70-plus miss financial disclosure deadline
Over 70 government officials missed this year’s deadline for filing financial disclosure statements, according to the Office of the Public Auditor.
Wilma Atalig, administrative assistant for the OPA Ethics and Compliance Unit, said that only 473 government officials made it to the final deadline, which ended Wednesday, May 31, 2006.
Atalig also reported that 310 of the filers submitted their financial disclosure reports before the initial May 1 deadline. The 163 others filed during the 30-day grace period.
This means that over 10 percent of the 545 government officials who are required by law to file financial disclosure statements will start incurring a $10 fine for each day that their report is late.
Atalig said two late filers came in yesterday. Both intend to provide justification for their late submission and seek a waiver of the fine.
“I don’t know what else we could have done,” public auditor Michael Sablan expressed his frustration with the late filings. “Our office went our way since March to remind people about this requirement. We had an intern make phone calls for a week to remind each filer of the deadline. We had three notaries public to assist filers. We issued announcements in the media. We even sent staff to Tinian and Rota this week to accept filings. This is not discretionary; it’s mandated by law.”

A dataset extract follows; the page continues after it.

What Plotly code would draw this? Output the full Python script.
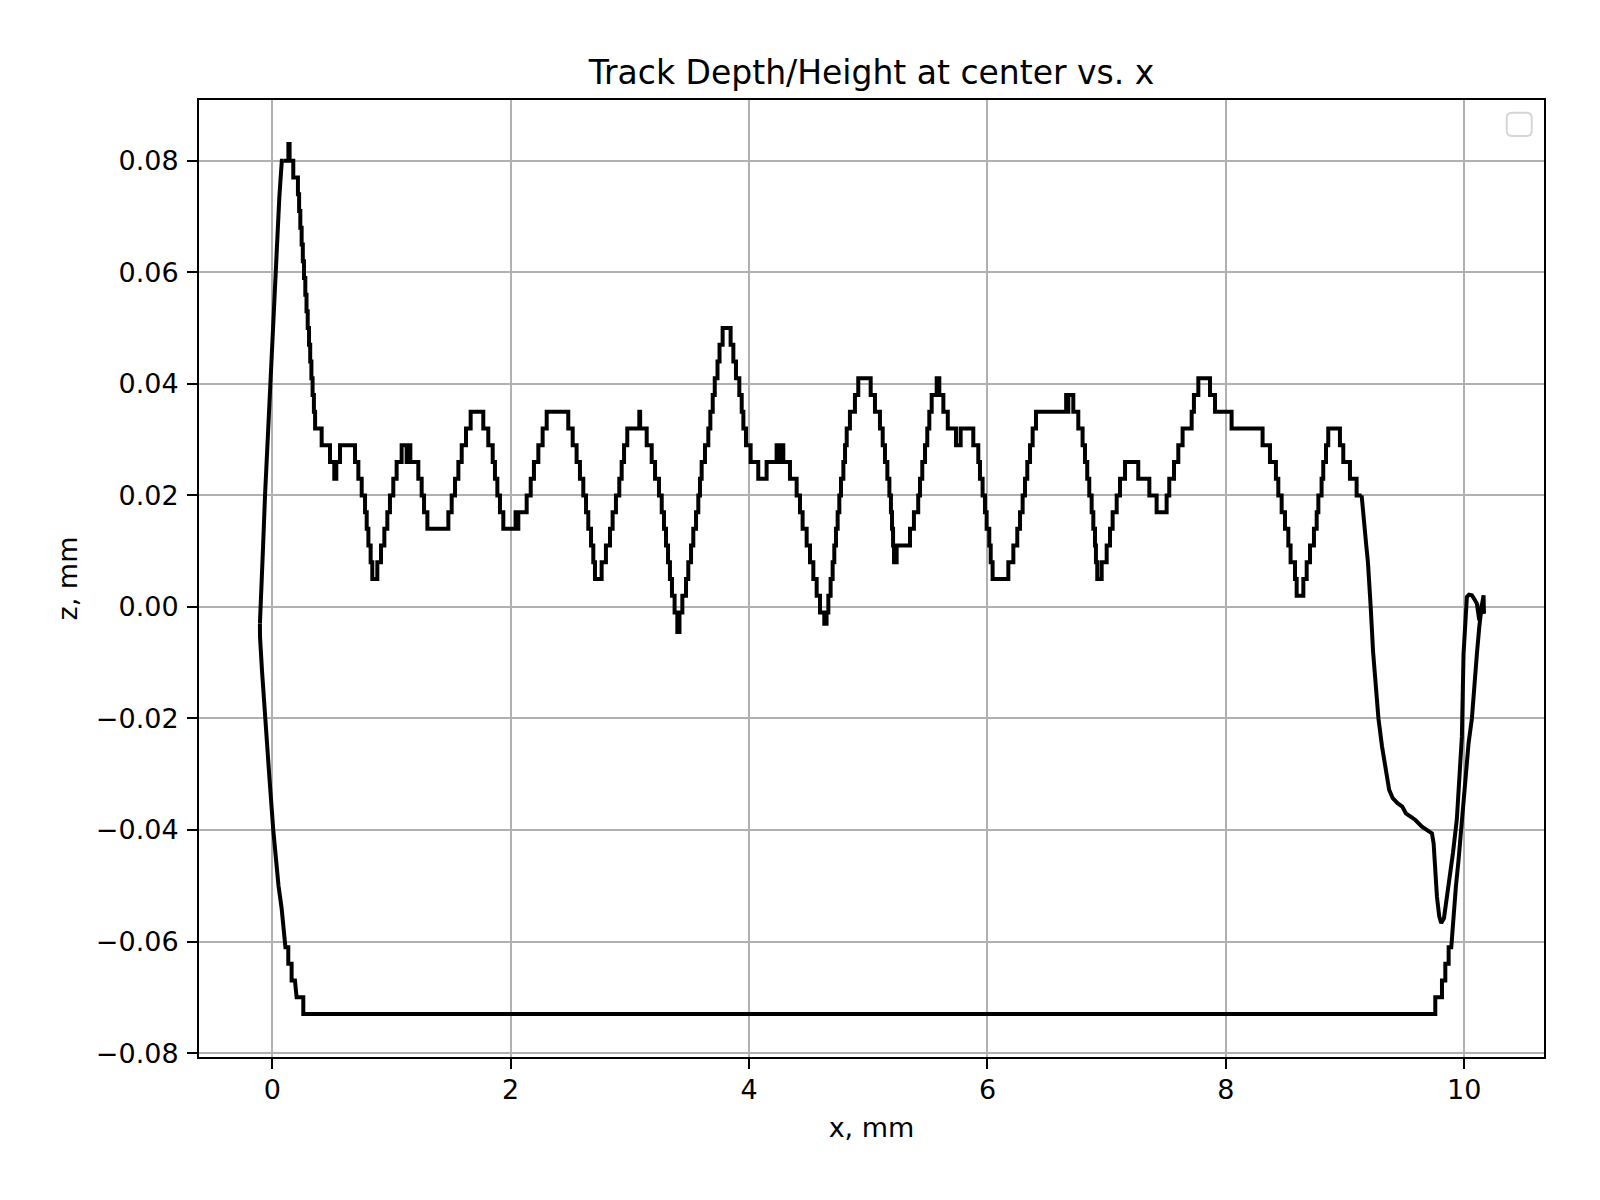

He said that one of the 70 who have not filed reports was an elected official. The rest are members of boards, commissioners, task force members, Cabinet officials, and other appointees.
About 30 of those who missed the deadline are from Rota and Tinian.
“We will continue to make efforts to call those 70,” Sablan said.
Appointed and elected officials are required to submit financial disclosure statements every year to demonstrate any possible conflict of interest in the performance of their official duties.